We can choose whether we want to visualize progress on non-functional completeness as either additional features (support 10 users, support 100 users, support 1000 users) as illustrated in Figure Z or as a single feature (support many simultaneous users) with a minimum quality requirement (e.g. 1000 users) as illustrated in Figure Y. Our choice may be influenced by how we organize the work to develop the functionality. Agile projects often opt for the feature per threshold approach because support for additional users can be rolled out over a series of iterations. Sequential projects may prefer to treat them as different levels of quality for a single feature as illustrated in Figure Y or as a different level of quality across all features as illustrated in Figure X. (See the discussion of varying MMF for Alpha/Beta releases in section The Acceptance Process for Alpha & Beta Releases
in Chapter 1 for a counter argument.) Figure Z Incremental Non-functional Features
In Figure Z the requirement for supporting multiple users is divided into two “features”. The feature to support at least 10 users is represented by column 6 (with highlighted border) and is ready for acceptance testing while the feature to support 100 users, represented by column 14 (with highlighted border), has not yet been started. Figure Y Single Non-functionality Feature
In Figure Y the requirement for supporting multiple users is treated as a single “feature” represented by column 10. It currently supports at least 10 users but is not ready for acceptance testing at the full requirement of 100 users. Figure X Big Bang Non-functionality
In Figure X verification of the requirement for supporting multiple users is treated as an additional level of quality labeled NF across all features. It has not yet been started.

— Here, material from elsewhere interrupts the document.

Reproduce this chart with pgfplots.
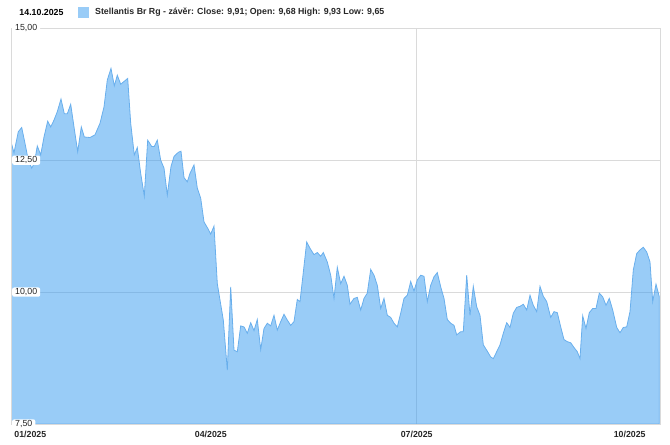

Communicating "Percent Doneness"
It can be said you are either "done
" or "not done (yet)
." But in practice, it is important to be able to clearly communicate "how close to done
" you are. More specifically, it is important to be able to communicate "what remains to do before we can say we are 'done'
". This is the amount of work left for each feature that has not yet passed all its acceptance tests summed over all the features that are part of the MMF. When looking at either diagram in Figure 1, we can ask "What percentage of the rectangle below/left of MQR/MMF is colored in?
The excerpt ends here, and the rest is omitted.